Thanks for the suggestions Maxim. I think there is some progress described below:
Maxim Dounin Wrote:
-------------------------------------------------------
> Probably (at least your installation of) IE6 has
> problems with
> downloading (big?) .js files over keepalive
> connections. Gzip has
> mostly nothing to do with it as 1) it's disabled
> as expected, 2)
> one can't rely on content being gzipped all over
> the net anyway
> and 3) having problems with non-gzipped content
> doesn't mean there
> are no problems with gzipped one.
I'm not sure I understand what you mean. It seems like gzip is involved in the problem, either on IE's end or nginx's end, based on this summary:
With nginx conf file having "gzip off;", the problem exists (for .js files. other files work OK)

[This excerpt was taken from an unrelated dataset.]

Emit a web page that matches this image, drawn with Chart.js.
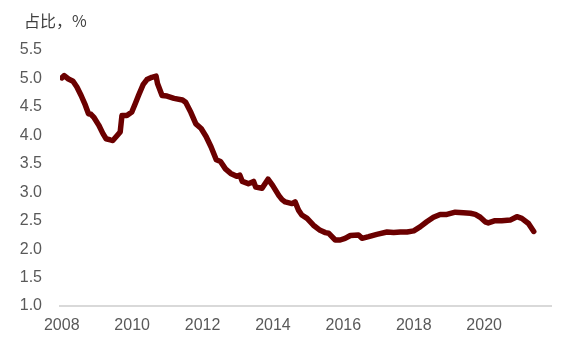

With 'gzip on; gzip_disable "msie6"', the problem exists (for .js files. other files work OK)
Keeping "gzip on;" and removing 'gzip_disable "msie6"', fixes the problem for .js files, and other files continue to work OK.
> You may want to check the following:
>
> 1. If size or actual javascript content matters
> (i.e. if using
> smaller or simplier file makes any difference).

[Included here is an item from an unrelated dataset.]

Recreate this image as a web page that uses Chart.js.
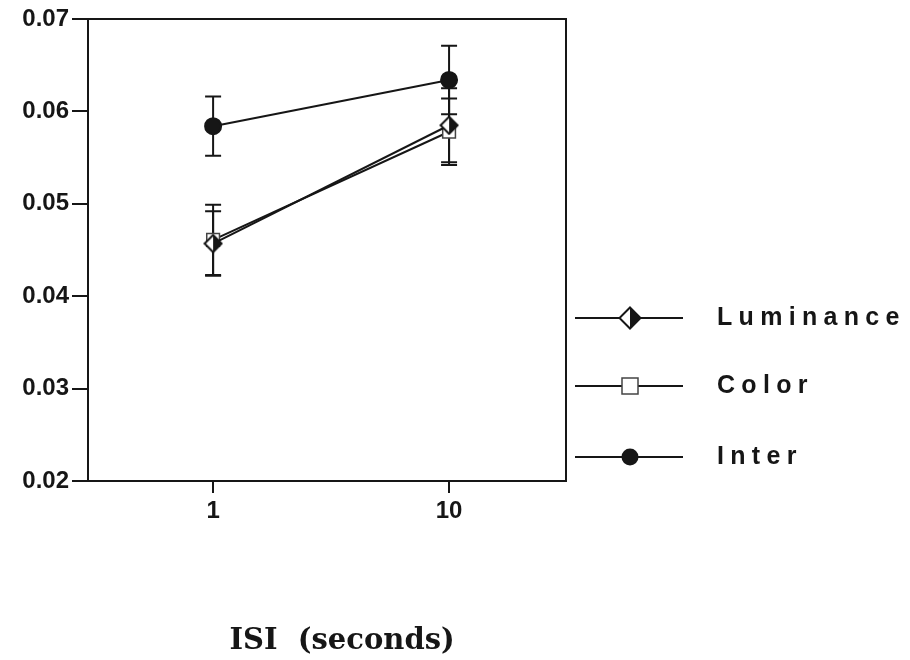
<!DOCTYPE html>
<html>
<head>
<meta charset="utf-8">
<script src="https://cdn.jsdelivr.net/npm/chart.js@4.4.1/dist/chart.umd.min.js"></script>
<style>
  html, body { margin: 0; padding: 0; background: #fff; }
  #wrap { width: 910px; height: 660px; }
</style>
</head>
<body>
<div id="wrap"><canvas id="grafico"></canvas></div>
<script>
// valores
const isi = [1, 10];
const isiLabels = ['1', '10'];
const yTicks = [0.02, 0.03, 0.04, 0.05, 0.06, 0.07];

const luminance = [0.0457, 0.0585];
const luminanceErr = [0.0035, 0.0040];
const color = [0.0461, 0.0578];
const colorErr = [0.0038, 0.0036];
const inter = [0.0584, 0.0634];
const interErr = [0.0032, 0.0037];

const seriesNames = ['Luminance', 'Color', 'Inter'];

const ink = '#161616';

// losango meio preenchido
function makeDiamond(size) {
    const c = document.createElement('canvas');
    c.width = size; c.height = size;
    const g = c.getContext('2d');
    const m = size / 2, r = size / 2 - 1.5;
    g.beginPath();
    g.moveTo(m, m - r); g.lineTo(m + r, m); g.lineTo(m, m + r); g.lineTo(m - r, m); g.closePath();
    g.fillStyle = '#fff'; g.fill();
    g.beginPath();
    g.moveTo(m, m - r); g.lineTo(m + r, m); g.lineTo(m, m + r); g.closePath();
    g.fillStyle = ink; g.fill();
    g.beginPath();
    g.moveTo(m, m - r); g.lineTo(m + r, m); g.lineTo(m, m + r); g.lineTo(m - r, m); g.closePath();
    g.lineWidth = 2; g.strokeStyle = ink; g.stroke();
    return c;
}

function pts(values) {
    return isi.map((x, i) => ({ x: x, y: values[i] }));
}

// barras de erro
const errorBars = {
    id: 'errorBars',
    beforeDatasetsDraw(chart) {
        const ctx = chart.ctx;
        const y = chart.scales.y;
        chart.data.datasets.forEach((ds, i) => {
            const meta = chart.getDatasetMeta(i);
            ctx.save();
            ctx.strokeStyle = ink;
            ctx.lineWidth = 2;
            meta.data.forEach((p, j) => {
                const v = ds.data[j].y, e = ds.errors[j];
                const top = y.getPixelForValue(v + e);
                const bot = y.getPixelForValue(v - e);
                ctx.beginPath();
                ctx.moveTo(p.x, top); ctx.lineTo(p.x, bot);
                ctx.moveTo(p.x - 8, top); ctx.lineTo(p.x + 8, top);
                ctx.moveTo(p.x - 8, bot); ctx.lineTo(p.x + 8, bot);
                ctx.stroke();
            });
            ctx.restore();
        });
    }
};

// moldura + legenda à direita
const frameLegend = {
    id: 'frameLegend',
    afterDraw(chart) {
        const ctx = chart.ctx;
        const a = chart.chartArea;
        ctx.save();
        ctx.strokeStyle = ink;
        ctx.lineWidth = 2;
        ctx.beginPath();
        ctx.moveTo(a.left, a.top); ctx.lineTo(a.right, a.top); ctx.lineTo(a.right, a.bottom);
        ctx.stroke();

        const rowsY = [318, 386, 457];
        const x0 = a.right + 9, x1 = a.right + 117, mx = a.right + 64;
        rowsY.forEach((ry, i) => {
            ctx.beginPath();
            ctx.lineWidth = 2;
            ctx.strokeStyle = ink;
            ctx.moveTo(x0, ry); ctx.lineTo(x1, ry);
            ctx.stroke();
            if (i === 0) {
                const d = makeDiamond(24);
                ctx.drawImage(d, mx - 12, ry - 12);
            } else if (i === 1) {
                ctx.fillStyle = '#fff';
                ctx.fillRect(mx - 8, ry - 8, 16, 16);
                ctx.lineWidth = 1.5;
                ctx.strokeStyle = '#444';
                ctx.strokeRect(mx - 8, ry - 8, 16, 16);
            } else {
                ctx.beginPath();
                ctx.arc(mx, ry, 8.5, 0, Math.PI * 2);
                ctx.fillStyle = ink;
                ctx.fill();
            }
            // texto espaçado
            ctx.font = 'bold 25px "Liberation Sans", Arial, sans-serif';
            ctx.fillStyle = ink;
            ctx.textBaseline = 'middle';
            let tx = a.right + 151;
            for (const ch of seriesNames[i]) {
                ctx.fillText(ch, tx, ry);
                tx += ctx.measureText(ch).width + 6.3;
            }
        });
        ctx.restore();
    }
};

const ctx = document.getElementById('grafico').getContext('2d');
new Chart(ctx, {
    type: 'line',
    data: {
        datasets: [
            {
                label: seriesNames[0],
                data: pts(luminance),
                errors: luminanceErr,
                borderColor: ink,
                borderWidth: 2,
                pointStyle: makeDiamond(20),
                pointRadius: 10
            },
            {
                label: seriesNames[1],
                data: pts(color),
                errors: colorErr,
                borderColor: ink,
                borderWidth: 2,
                pointStyle: 'rect',
                pointRadius: 9,
                pointBackgroundColor: '#fff',
                pointBorderColor: '#444',
                pointBorderWidth: 1.5
            },
            {
                label: seriesNames[2],
                data: pts(inter),
                errors: interErr,
                borderColor: ink,
                borderWidth: 2,
                pointStyle: 'circle',
                pointRadius: 8,
                pointBackgroundColor: ink,
                pointBorderColor: ink
            }
        ]
    },
    options: {
        responsive: true,
        maintainAspectRatio: false,
        animation: false,
        layout: { padding: { top: 19, right: 344, left: 0, bottom: 0 } },
        plugins: {
            legend: { display: false },
            tooltip: { enabled: false }
        },
        scales: {
            x: {
                type: 'logarithmic',
                min: 0.295,
                max: 31.3,
                afterBuildTicks: s => { s.ticks = isi.map(v => ({ value: v })); },
                afterFit: s => { s.height = 179; },
                ticks: {
                    color: ink,
                    padding: 4,
                    maxRotation: 0,
                    autoSkip: false,
                    font: { family: '"Liberation Sans", Arial, sans-serif', size: 24, weight: 'bold' },
                    callback: (v) => isiLabels[isi.indexOf(v)]
                },
                grid: { drawOnChartArea: false, tickLength: 12, color: ink, lineWidth: 2 },
                border: { color: ink, width: 2 },
                title: {
                    display: true,
                    text: '   ISI  (seconds)',
                    color: ink,
                    padding: { top: 0, bottom: 1 },
                    font: { family: '"DejaVu Serif", serif', size: 29, weight: 'bold', lineHeight: 1.2 }
                }
            },
            y: {
                min: 0.02,
                max: 0.07,
                afterBuildTicks: s => { s.ticks = yTicks.map(v => ({ value: v })); },
                afterFit: s => { s.width = 88; },
                ticks: {
                    color: ink,
                    padding: 3,
                    font: { family: '"Liberation Sans", Arial, sans-serif', size: 24, weight: 'bold' },
                    callback: v => v.toFixed(2)
                },
                grid: { drawOnChartArea: false, tickLength: 16, color: ink, lineWidth: 2 },
                border: { color: ink, width: 2 }
            }
        }
    },
    plugins: [errorBars, frameLegend]
});
</script>
</body>
</html>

Yes! I created a test file with a single javascript command (alert('test message');) followed by a long block comment. When the text file's size was less than 2596 bytes (gzip'd file was 719 bytes), it worked just fine. Any larger, even by a single character, and it would show the same delay as before. What does this mean?
> 2. If removing gzip completely makes any
> difference.
See above. the problem exists when nginx's conf file has "gzip off;" too.
> 3. If using another web server with keepalive
> support makes any
> difference.
I havent tried this
> 4. If your IE6 installation is able to cache files
> (and time is
> set correctly). Note that most of the problems
> with "IE can't
> download file" seems to be caused by "can't save
> to disk but need
> to" problem, see here:
>
> http://support.microsoft.com/kb/812935
This souded like a different problem, involving https. In any case, they recommend unchecking a box to fix it (if I read it correctly), and it was already unchecked in the IE options.